In my work I see it every day. Actors transforming, the written page transforming into something visual and amazing, things that are just written on the page… you can always imagine what is going to happen, but the actual transformation that happens with everybody’s’ contribution is awe-inspiring, I mean that is just awe-inspiring. Then, what happens in post-production, that transformation of the music, what the music brings, the editing brings, the sound design brings, the special effects if that’s sort of film, the SFX, all that kind of things.
Filming is just one great, huge machine of transformation, but obviously at the very kernel of it, if there isn’t a heart beating and something important and you want to care about, something human, I think we are all lost. You can put a whole load of contrivances and machinery, and everything, ugliness, beauty, performance, the lot, but if you don’t have the central core healthy and touching the audience, if that isn’t, all of this is simply the stuff you learn involving, no matter how fascinating and fantastic, if the audience can’t have a direct line through to the human heart and the human story I think we are all lost really.
How do you feel now about your work as costume designer for The Queen?
Well, like in Victoria & Abdul, my recent work; I was lucky to be immersed, in a positive way, by this amazing story and that is what drew me, because there’s a lot that had been written, books and researches about British royalty, about the various queens; it was incredibly mesmerizing. Visually is without a doubt a lovely story to work on. Especially for the queen Victoria, for example, this adventure got me thinking its possibility of what can be said, how interesting and relevant might be to our times. There are some things that people don’t necessarily know about her. I’ve heard, because it’s known, that she has Indian servers because for the colonization that what was happening by then; but this very closed friendship with a young servant that was not well known was a pleasure to have my hands on. I had to do a lot of research to discover how magnificent and fascinating was. Also, the complex but creative part comes when deciding what part of the research (diaries and photographs -even when some of them with the servant were destroyed by Victoria’s son) is right for what we want to say.
Stephen Frears is so eloquent, that’s why I love working with him and obviously the brilliant Judi Dench, the whole cast was very inspiring.

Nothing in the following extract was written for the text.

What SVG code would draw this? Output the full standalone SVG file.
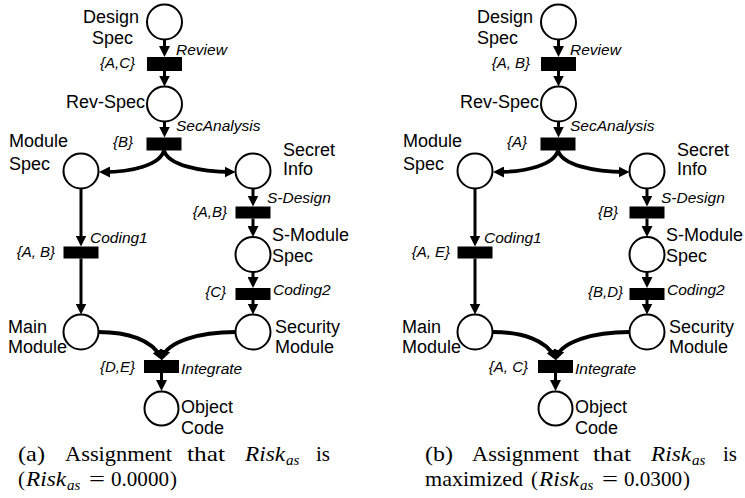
<svg xmlns="http://www.w3.org/2000/svg" width="745" height="498" viewBox="0 0 745 498">
<defs>
<style>
.place{fill:#fff;stroke:#000;stroke-width:2}
.trans{fill:#000}
.arc{fill:none;stroke:#000;stroke-width:3;marker-end:url(#ah)}
.arcc{fill:none;stroke:#000;stroke-width:3.8;marker-end:url(#ah)}
.lbl{font-family:"Liberation Sans",Arial,Helvetica,sans-serif;font-size:18px;fill:#000}
.tn{font-family:"Liberation Sans",Arial,Helvetica,sans-serif;font-size:15.5px;font-style:italic;fill:#000}
.set{font-family:"Liberation Sans",Arial,Helvetica,sans-serif;font-size:15px;font-style:italic;fill:#000;text-anchor:end}
.cap{font-family:"Liberation Serif","Times New Roman",serif;font-size:21px;fill:#000}
.it{font-style:italic}
.sub{font-family:"Liberation Serif","Times New Roman",serif;font-size:15px;font-style:italic;fill:#000}
</style>
<marker id="ah" markerUnits="userSpaceOnUse" markerWidth="11" markerHeight="11" viewBox="0 0 11 11" refX="7" refY="5.5" orient="auto">
<path d="M0,0 L11,5.5 L0,11 z" fill="#000"/>
</marker>
</defs>

<!-- Panel (a) -->
<g id="panel-a">
<g id="a-connectors">
<path class="arc" d="M164.5,40 V53"/>
<path class="arc" d="M164.5,71 V82.5"/>
<path class="arc" d="M164.5,121.5 V133.5"/>
<path class="arcc" d="M164,150.5 C160,165 132,172 103,172"/>
<path class="arcc" d="M164,150.5 C168,165 200,172 231.5,172"/>
<path class="arc" d="M81,188.5 V242.5"/>
<path class="arc" d="M81,258.5 V310.5"/>
<path class="arc" d="M253,188.5 V202.5"/>
<path class="arc" d="M253,218.5 V233"/>
<path class="arc" d="M253,272 V284"/>
<path class="arc" d="M253,300 V310.5"/>
<path class="arcc" d="M98.5,332 C128,332 152,340 160.5,357"/>
<path class="arcc" d="M235.5,332 C198,332 168,342 162.5,357"/>
<path class="arc" d="M161.5,373 V387"/>
</g>
<g id="a-design-spec"><circle class="place" cx="164.5" cy="22" r="17.5"/><text class="lbl" x="83" y="23">Design</text><text class="lbl" x="92" y="44">Spec</text></g>
<g id="a-review"><rect class="trans" x="147" y="57" width="35" height="14"/><text class="tn" x="176" y="55">Review</text><text class="set" x="135" y="68">{A,C}</text></g>
<g id="a-rev-spec"><circle class="place" cx="164.5" cy="104" r="17.5"/><text class="lbl" x="66" y="108">Rev-Spec</text></g>
<g id="a-secanalysis"><rect class="trans" x="146.5" y="137.5" width="35" height="13"/><text class="tn" x="176" y="131">SecAnalysis</text><text class="set" x="133" y="147">{B}</text></g>
<g id="a-module-spec"><circle class="place" cx="81" cy="171" r="17.5"/><text class="lbl" x="9" y="147">Module</text><text class="lbl" x="9" y="170">Spec</text></g>
<g id="a-secret-info"><circle class="place" cx="253" cy="171" r="17.5"/><text class="lbl" x="283" y="156">Secret</text><text class="lbl" x="283" y="175">Info</text></g>
<g id="a-s-design"><rect class="trans" x="235.5" y="206.5" width="35" height="12"/><text class="tn" x="267" y="203">S-Design</text><text class="set" x="227" y="217">{A,B}</text></g>
<g id="a-s-module-spec"><circle class="place" cx="253" cy="254.5" r="17.5"/><text class="lbl" x="272" y="241">S-Module</text><text class="lbl" x="272" y="262">Spec</text></g>
<g id="a-coding1"><rect class="trans" x="63.5" y="246.5" width="35" height="12"/><text class="tn" x="90" y="243">Coding1</text><text class="set" x="55" y="257">{A, B}</text></g>
<g id="a-coding2"><rect class="trans" x="235.5" y="288" width="35" height="12"/><text class="tn" x="273" y="295">Coding2</text><text class="set" x="226" y="297">{C}</text></g>
<g id="a-main-module"><circle class="place" cx="81" cy="332" r="17.5"/><text class="lbl" x="8" y="333">Main</text><text class="lbl" x="8" y="353">Module</text></g>
<g id="a-security-module"><circle class="place" cx="253" cy="332" r="17.5"/><text class="lbl" x="275" y="333">Security</text><text class="lbl" x="275" y="353">Module</text></g>
<g id="a-integrate"><rect class="trans" x="144" y="360" width="35" height="13"/><text class="tn" x="181" y="374">Integrate</text><text class="set" x="135" y="372">{D,E}</text></g>
<g id="a-object-code"><circle class="place" cx="161.5" cy="408.5" r="17"/><text class="lbl" x="181" y="413">Object</text><text class="lbl" x="181" y="434">Code</text></g>
</g>

<!-- Panel (b) -->
<g id="panel-b" transform="translate(394,0)">
<g id="b-connectors">
<path class="arc" d="M164.5,40 V53"/>
<path class="arc" d="M164.5,71 V82.5"/>
<path class="arc" d="M164.5,121.5 V133.5"/>
<path class="arcc" d="M164,150.5 C160,165 132,172 103,172"/>
<path class="arcc" d="M164,150.5 C168,165 200,172 231.5,172"/>
<path class="arc" d="M81,188.5 V242.5"/>
<path class="arc" d="M81,258.5 V310.5"/>
<path class="arc" d="M253,188.5 V202.5"/>
<path class="arc" d="M253,218.5 V233"/>
<path class="arc" d="M253,272 V284"/>
<path class="arc" d="M253,300 V310.5"/>
<path class="arcc" d="M98.5,332 C128,332 152,340 160.5,357"/>
<path class="arcc" d="M235.5,332 C198,332 168,342 162.5,357"/>
<path class="arc" d="M161.5,373 V387"/>
</g>
<g id="b-design-spec"><circle class="place" cx="164.5" cy="22" r="17.5"/><text class="lbl" x="83" y="23">Design</text><text class="lbl" x="83" y="44">Spec</text></g>
<g id="b-review"><rect class="trans" x="147" y="57" width="35" height="14"/><text class="tn" x="176" y="55">Review</text><text class="set" x="136" y="68">{A, B}</text></g>
<g id="b-rev-spec"><circle class="place" cx="164.5" cy="104" r="17.5"/><text class="lbl" x="66" y="108">Rev-Spec</text></g>
<g id="b-secanalysis"><rect class="trans" x="146.5" y="137.5" width="35" height="13"/><text class="tn" x="176" y="131">SecAnalysis</text><text class="set" x="133" y="147">{A}</text></g>
<g id="b-module-spec"><circle class="place" cx="81" cy="171" r="17.5"/><text class="lbl" x="9" y="147">Module</text><text class="lbl" x="9" y="170">Spec</text></g>
<g id="b-secret-info"><circle class="place" cx="253" cy="171" r="17.5"/><text class="lbl" x="283" y="156">Secret</text><text class="lbl" x="283" y="175">Info</text></g>
<g id="b-s-design"><rect class="trans" x="235.5" y="206.5" width="35" height="12"/><text class="tn" x="267" y="203">S-Design</text><text class="set" x="224" y="217">{B}</text></g>
<g id="b-s-module-spec"><circle class="place" cx="253" cy="254.5" r="17.5"/><text class="lbl" x="272" y="241">S-Module</text><text class="lbl" x="272" y="262">Spec</text></g>
<g id="b-coding1"><rect class="trans" x="63.5" y="246.5" width="35" height="12"/><text class="tn" x="90" y="243">Coding1</text><text class="set" x="56" y="257">{A, E}</text></g>
<g id="b-coding2"><rect class="trans" x="235.5" y="288" width="35" height="12"/><text class="tn" x="273" y="295">Coding2</text><text class="set" x="229" y="297">{B,D}</text></g>
<g id="b-main-module"><circle class="place" cx="81" cy="332" r="17.5"/><text class="lbl" x="8" y="333">Main</text><text class="lbl" x="8" y="353">Module</text></g>
<g id="b-security-module"><circle class="place" cx="253" cy="332" r="17.5"/><text class="lbl" x="275" y="333">Security</text><text class="lbl" x="275" y="353">Module</text></g>
<g id="b-integrate"><rect class="trans" x="144" y="360" width="35" height="13"/><text class="tn" x="181" y="374">Integrate</text><text class="set" x="134" y="372">{A, C}</text></g>
<g id="b-object-code"><circle class="place" cx="161.5" cy="408.5" r="17"/><text class="lbl" x="181" y="413">Object</text><text class="lbl" x="181" y="434">Code</text></g>
</g>

<!-- Captions -->
<g id="caption-a">
<text class="cap" x="18" y="461" textLength="27" lengthAdjust="spacingAndGlyphs">(a)</text>
<text class="cap" x="65" y="461" textLength="107" lengthAdjust="spacingAndGlyphs">Assignment</text>
<text class="cap" x="187" y="461" textLength="38" lengthAdjust="spacingAndGlyphs">that</text>
<text class="cap it" x="245" y="461" textLength="40" lengthAdjust="spacingAndGlyphs">Risk</text>
<text class="sub" x="286" y="465">as</text>
<text class="cap" x="316" y="461" textLength="14" lengthAdjust="spacingAndGlyphs">is</text>
<text class="cap" x="18" y="486">(</text>
<text class="cap it" x="26" y="486" textLength="40" lengthAdjust="spacingAndGlyphs">Risk</text>
<text class="sub" x="67" y="490">as</text>
<text class="cap" x="89" y="486" textLength="16" lengthAdjust="spacingAndGlyphs">=</text>
<text class="cap" x="111" y="486" textLength="58" lengthAdjust="spacingAndGlyphs">0.0000</text>
<text class="cap" x="170" y="486">)</text>
</g>
<g id="caption-b">
<text class="cap" x="425" y="461" textLength="28" lengthAdjust="spacingAndGlyphs">(b)</text>
<text class="cap" x="472" y="461" textLength="107" lengthAdjust="spacingAndGlyphs">Assignment</text>
<text class="cap" x="593" y="461" textLength="38" lengthAdjust="spacingAndGlyphs">that</text>
<text class="cap it" x="651" y="461" textLength="40" lengthAdjust="spacingAndGlyphs">Risk</text>
<text class="sub" x="692" y="465">as</text>
<text class="cap" x="723" y="461" textLength="14" lengthAdjust="spacingAndGlyphs">is</text>
<text class="cap" x="425" y="486" textLength="98" lengthAdjust="spacingAndGlyphs">maximized</text>
<text class="cap" x="531" y="486">(</text>
<text class="cap it" x="539" y="486" textLength="40" lengthAdjust="spacingAndGlyphs">Risk</text>
<text class="sub" x="580" y="490">as</text>
<text class="cap" x="602" y="486" textLength="16" lengthAdjust="spacingAndGlyphs">=</text>
<text class="cap" x="624" y="486" textLength="58" lengthAdjust="spacingAndGlyphs">0.0300</text>
<text class="cap" x="683" y="486">)</text>
</g>
</svg>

Now, regarding The Queen, I love investigating what makes people tick, because she used to have a particular point of view when Victoria was still around and discovering that exact core was such joyful moment, because there was actually more in the outer world: she’s dealing with the madness in London, the pressure was in one woman -remember that Elizabeth is dealing with Tony Blair, the media and her family- and if we take in one hand both stories, Victoria is a small nugget in a domestic situation… on picking all of that was simply fascinating.
Is there a source that you prefer to avoid when designing for such an iconic character? For example, with The Queen, did you use the tabloids to obtain more real details than the ones we can see in a Royal speech, for example?
Not really, I do it very widely. I encouraged everybody around me to do the same even if the source is the most unlikely. Sometimes, you can find something to make the image look free and wide to be accurate as possible because you’re treating real events.